I finished the camera, loaded it with Arista.edu 100 and put it in the sun so I could tell how bad the light was leaking on an unexposed frame.
While waiting for this test on the first frame, I thought that I could make an informal assessment by shining the light on my iPhone through the material. Here it is compared to the brown cardboard of the Hershey Bar Camera from last week.
That's pretty bad. It barely diffuses the light. But the finished camera will have two layers of template everywhere. If the camera is kept in dim light with the slow film, especially the reciprocity failure-prone Arista, the leakage might be under the film's response level.
That first frame demonstrated the camera was not remotely light-proof and fogged all the film that had unwrapped off the spool, obscuring half of my first dim light experiment. These first few exposures were hours long but did keep the leakage to a minimum. The second exposure fell victim to what I presume was a cat-tripod collision.
A selection of small tomatoes segregated by color so you can more efficiently compose your salads.
The exposures were taking forever. By happenstance, the next day was in the 40°s F and heavily overcast. If the camera stayed in the pocket of my black coat and just came out for the pictures, it might be OK.

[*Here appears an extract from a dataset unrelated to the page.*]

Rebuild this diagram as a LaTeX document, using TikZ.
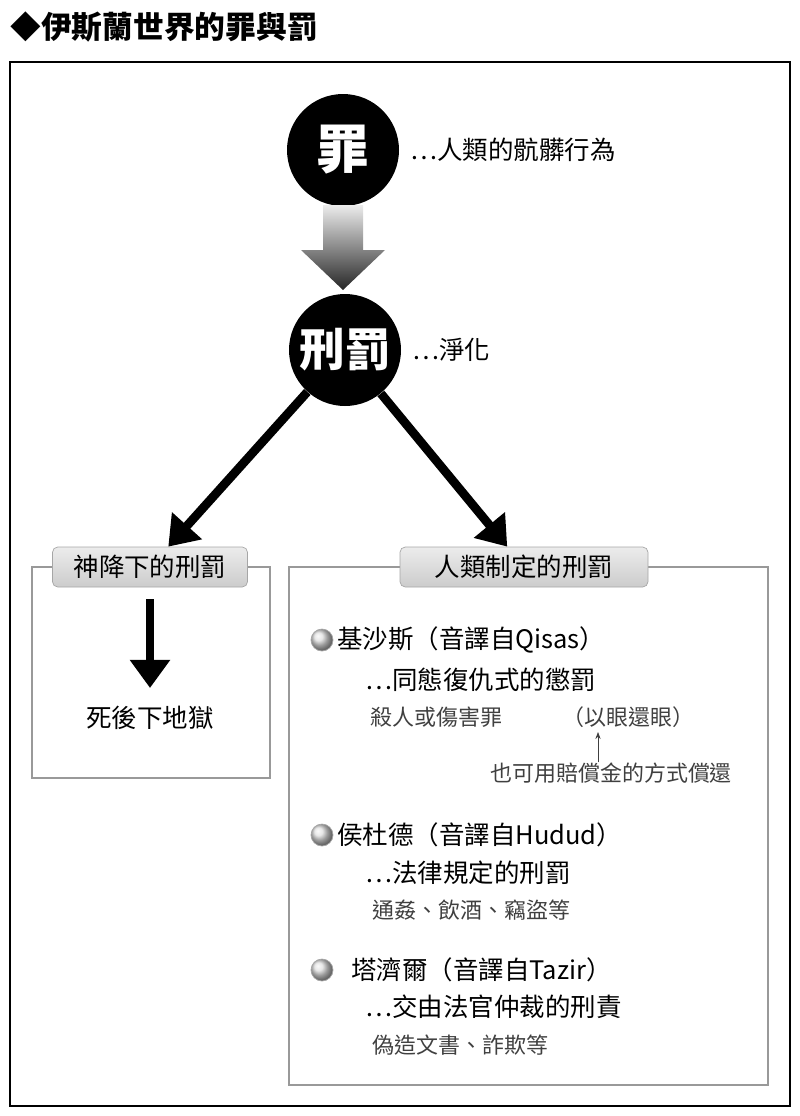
\documentclass[tikz,border=0pt]{standalone}
\usepackage{fontspec}
\setmainfont{Noto Sans CJK TC}
\usetikzlibrary{positioning,arrows.meta,shadings}

\tikzset{
  sin/.style={circle,fill=black,minimum size=112*0.02cm,inner sep=0pt,text=white,font=\fontsize{30}{32}\selectfont\bfseries},
  tag/.style={draw=gray!70,rounded corners=3pt,top color=gray!15,bottom color=gray!40,minimum height=40*0.02cm,inner xsep=6pt,font=\fontsize{14.5}{16}\selectfont},
  txt/.style={anchor=west,inner sep=0pt,font=\fontsize{14.5}{16}\selectfont},
  note/.style={anchor=west,inner sep=0pt,text=black!75,font=\fontsize{12.5}{14}\selectfont},
  ball/.style={circle,inner sep=0pt,minimum size=22*0.02cm,draw=gray!70,ball color=gray!25},
  bigarrow/.style={line width=5pt,-{Triangle[length=16pt,width=22pt]}}
}

\begin{document}
\begin{tikzpicture}[x=0.02cm,y=-0.02cm]
    \useasboundingbox (0,0) rectangle (800,1116);

    % Title
    \node[anchor=west,inner sep=0pt,font=\fontsize{17.5}{19}\selectfont\bfseries] (title) at (10,27) {◆伊斯蘭世界的罪與罰};
    \draw[line width=1.5pt] (10,62) rectangle (790,1106);

    % Sin and punishment
    \node[sin] (zui) at (343,150) {罪};
    \node[txt,right=6pt of zui] (zuitxt) {…人類的骯髒行為};
    \node[sin,font=\fontsize{26}{28}\selectfont\bfseries] (xingfa) at (345,350) {刑罰};
    \node[txt,right=6pt of xingfa] (xingfatxt) {…淨化};

    % Gradient arrow
    \shade[top color=gray!15,bottom color=black!85]
      (323,205) -- (363,205) -- (363,250) -- (385,250) -- (343,290) -- (301,250) -- (323,250) -- cycle;

    % Boxes
    \draw[gray!80,line width=1.2pt] (32,567) rectangle (270,778);
    \draw[gray!80,line width=1.2pt] (289,567) rectangle (768,1085);
    \node[tag,minimum width=195*0.02cm] (god) at (150,567) {神降下的刑罰};
    \node[tag,minimum width=248*0.02cm] (man) at (524,567) {人類制定的刑罰};

    % Arrows
    \draw[bigarrow] (xingfa) -- (god);
    \draw[bigarrow] (xingfa) -- (man);
    \node[txt,anchor=center] (hell) at (150,718) {死後下地獄};
    \draw[bigarrow] (god.south) ++(0,12) coordinate (gs) -- (150,688);

    % Qisas
    \node[ball] (b1) at (322,640) {};
    \node[txt,right=2pt of b1] (q1) {基沙斯（音譯自Qisas）};
    \node[txt] (q2) at (365,680) {…同態復仇式的懲罰};
    \node[note] (q3) at (370,717) {殺人或傷害罪};
    \node[note] (q4) at (562,717) {（以眼還眼）};
    \node[note] (q5) at (490,773) {也可用賠償金的方式償還};
    \draw[-{Stealth[length=4pt]},black!75] (q5.north -| 598,0) -- (598,732);

    % Hudud
    \node[ball] (b2) at (322,835) {};
    \node[txt,right=2pt of b2] (h1) {侯杜德（音譯自Hudud）};
    \node[txt] (h2) at (365,873) {…法律規定的刑罰};
    \node[note] (h3) at (372,910) {通姦、飲酒、竊盜等};

    % Tazir
    \node[ball] (b3) at (322,970) {};
    \node[txt,right=10pt of b3] (t1) {塔濟爾（音譯自Tazir）};
    \node[txt] (t2) at (365,1007) {…交由法官仲裁的刑責};
    \node[note] (t3) at (372,1045) {偽造文書、詐欺等};
\end{tikzpicture}
\end{document}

The trail along Miller's Bay has several low spots that fill with water and reflect the trees.
From nearer shore, looking across to Ames Point on the left and Monkey Island on the right.

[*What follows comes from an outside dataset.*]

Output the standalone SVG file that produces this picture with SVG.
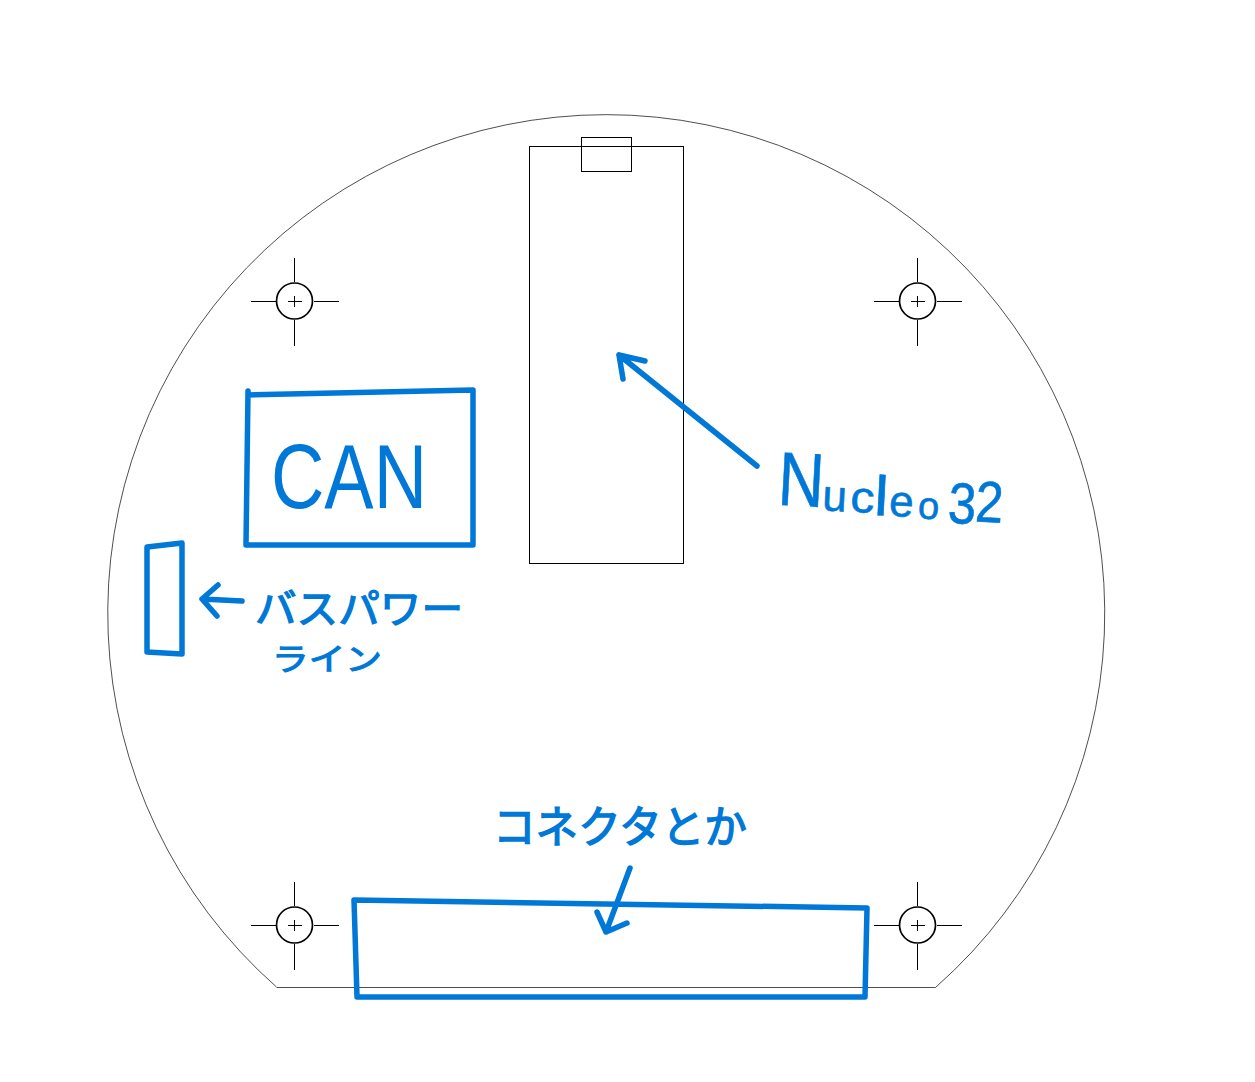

More puddles reflecting pines this time.
The parking lot next to the boat launch ramps was completely filled with a giant tent which was in the process of being erected.

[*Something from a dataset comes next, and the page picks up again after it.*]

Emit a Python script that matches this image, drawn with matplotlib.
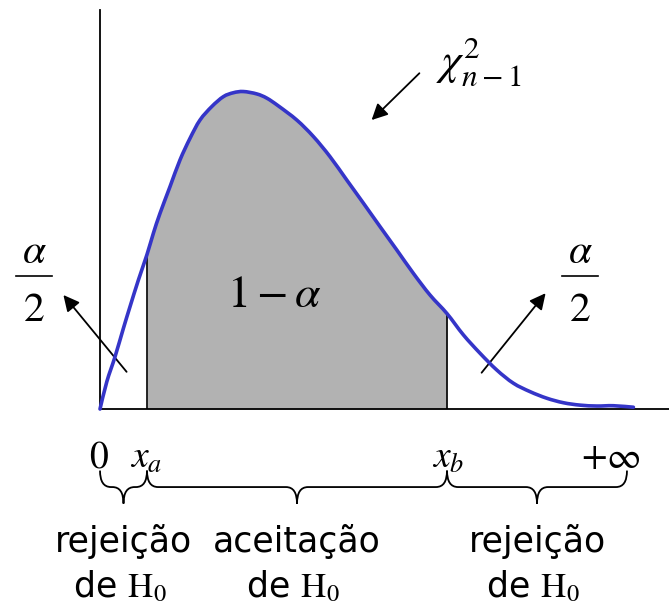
import matplotlib
matplotlib.use("Agg")
import matplotlib.pyplot as plt
from matplotlib.path import Path
from matplotlib.patches import PathPatch
import numpy as np

plt.rcParams['mathtext.fontset'] = 'stix'

# density curve (x in arbitrary units, y = density)
curve_x = [0.0, 0.34, 0.75, 1.17, 1.5, 1.92, 2.35, 2.67, 3.0, 3.5, 4.0, 4.5,
           5.0, 5.59, 6.17, 6.67, 7.17, 7.84, 8.34, 8.92, 9.84, 10.67, 11.5,
           12.34, 13.17, 14.0, 14.84, 15.67, 16.5, 17.35, 18.17, 19.0, 19.84,
           20.67, 21.5, 22.34, 23.17, 24.0, 24.84, 25.67, 26.67]
curve_y = [0.0, 0.0091, 0.0174, 0.0269, 0.0341, 0.0430, 0.0515, 0.0586,
           0.0652, 0.0741, 0.0830, 0.0902, 0.0963, 0.1008, 0.1041, 0.1054,
           0.1058, 0.1050, 0.1036, 0.1010, 0.0963, 0.0908, 0.0841, 0.0763,
           0.0686, 0.0608, 0.0530, 0.0452, 0.0380, 0.0318, 0.0247, 0.0186,
           0.0130, 0.0086, 0.0058, 0.0036, 0.0021, 0.0013, 0.0010, 0.0011,
           0.0006]

# critical values
x_a = 2.35
x_b = 17.35
x_end = 26.35

tick_labels = [r'$0$', r'$x_a$', r'$x_b$', r'$+\infty$']
tick_pos = [-0.05, 2.3, 17.4, 25.55]
region_top = ['rejeição', 'aceitação', 'rejeição']
region_bottom = [r'de $\mathrm{H}_0$', r'de $\mathrm{H}_0$', r'de $\mathrm{H}_0$']
region_bounds = [(0.0, x_a), (x_a, x_b), (x_b, x_end)]


def smooth_path(xs, ys):
    """
    Catmull-Rom through the read points, as cubic bezier segments.
    """
    pts = np.column_stack([xs, ys])
    verts = [pts[0]]
    codes = [Path.MOVETO]
    n = len(pts)
    for i in range(n - 1):
        p0 = pts[max(i - 1, 0)]
        p1 = pts[i]
        p2 = pts[i + 1]
        p3 = pts[min(i + 2, n - 1)]
        verts += [p1 + (p2 - p0) / 6, p2 - (p3 - p1) / 6, p2]
        codes += [Path.CURVE4] * 3
    return Path(verts, codes)


def draw_brace(ax, x0, x1, y_top, y_mid, y_tip, r):
    xm = (x0 + x1) / 2
    verts = [(x0, y_top), (x0, y_mid), (x0 + r, y_mid),
             (xm - r, y_mid), (xm, y_mid), (xm, y_tip),
             (xm, y_mid), (xm + r, y_mid),
             (x1 - r, y_mid), (x1, y_mid), (x1, y_top)]
    codes = [Path.MOVETO, Path.CURVE3, Path.CURVE3,
             Path.LINETO, Path.CURVE3, Path.CURVE3,
             Path.CURVE3, Path.CURVE3,
             Path.LINETO, Path.CURVE3, Path.CURVE3]
    ax.add_patch(PathPatch(Path(verts, codes), fill=False, lw=1.3, color='black'))


def main():
    cx = np.array(curve_x)
    cy = np.array(curve_y)

    fig = plt.figure(figsize=(6.69, 6.14), dpi=100)
    ax = fig.add_axes([0, 0, 1, 1])
    ax.set_xlim(-5, 28.45)
    ax.set_ylim(-0.0683, 0.1363)
    ax.axis('off')

    # shaded acceptance area
    mask = (cx >= x_a) & (cx <= x_b)
    ax.fill_between(cx[mask], 0, cy[mask], color='#b2b2b2', lw=0, zorder=1)
    ax.vlines([x_a, x_b], 0, [cy[cx == x_a][0], cy[cx == x_b][0]],
              color='black', lw=1.2, zorder=2)

    # axes
    ax.plot([0, 0], [0, 0.133], color='black', lw=1.3, zorder=3)
    ax.plot([0, 28.45], [0, 0], color='black', lw=1.3, zorder=3)

    ax.add_patch(PathPatch(smooth_path(cx, cy), fill=False, color='#3535c8',
                           lw=2.6, zorder=4, capstyle='round'))

    # labels inside
    ax.text(8.7, 0.0383, r'$1-\alpha$', fontsize=33, ha='center', va='center')
    ax.text(16.8, 0.1157, r'$\chi^2_{n-1}$', fontsize=32, ha='left', va='center')

    for xc in (-3.3, 24.0):
        ax.text(xc, 0.0525, r'$\alpha$', fontsize=30, ha='center', va='center')
        ax.plot([xc - 0.88, xc + 0.88], [0.0443, 0.0443], color='black', lw=1.2)
        ax.text(xc, 0.0335, r'$2$', fontsize=30, ha='center', va='center')

    arrow = dict(arrowstyle='-|>', color='black', lw=1.3, mutation_scale=24,
                 shrinkA=0, shrinkB=0)
    ax.annotate('', xy=(-1.83, 0.038), xytext=(1.33, 0.0124), arrowprops=arrow)
    ax.annotate('', xy=(22.28, 0.0386), xytext=(19.08, 0.0121), arrowprops=arrow)
    ax.annotate('', xy=(13.58, 0.0963), xytext=(15.97, 0.1119), arrowprops=arrow)

    # ticks under the axis
    for lbl, xp in zip(tick_labels, tick_pos):
        ax.text(xp, -0.0195, lbl, fontsize=27, ha='center', va='baseline')

    for (x0, x1), top, bottom in zip(region_bounds, region_top, region_bottom):
        draw_brace(ax, x0, x1, -0.0205, -0.026, -0.0315, 0.55)
        xm = (x0 + x1) / 2
        ax.text(xm, -0.0477, top, fontsize=25, ha='center', va='baseline',
                family='DejaVu Sans')
        ax.text(xm - 0.2, -0.0627, bottom, fontsize=25, ha='center',
                va='baseline', family='DejaVu Sans')

    fig.savefig('out.png', dpi=100)


if __name__ == "__main__":
    main()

At one point the side sagged far enough down so with the tripod extended on it's tiptoes, the camera could get a view of the full extent of the roof.
As I finished that exposure, a young man came out from under the canvas and we had one of those "Can I help you?" conversations. I told him how cool the curves and textures of his tent were. He said: "You noticed?" The tent was for the Battle on Bago ice-fishing contest and the Polar Plunge. It was walled in with hay bales to stay warm. This fearsome looking machine, which I assume tightens cables, was lying on the ground. I'm surprised a human has enough mass to keep from getting spun around by it,
Looking southeast over Lake Winnebago, at the shanty town about quarter mile off shore, which is just barely at the resolution the pinhole can render.
This is something I have to practice a lot. I started with two sheets of paper under the brass and couldn't get anything smaller than .27mm. I tried with one sheet of paper. The first two tries were very small and ragged. I made them into nice, smooth but too-large holes trying to enlarge them and then came up with this very good looking .20mm and mounted it on the camera.
The film is semi-stand developed in Caffenol.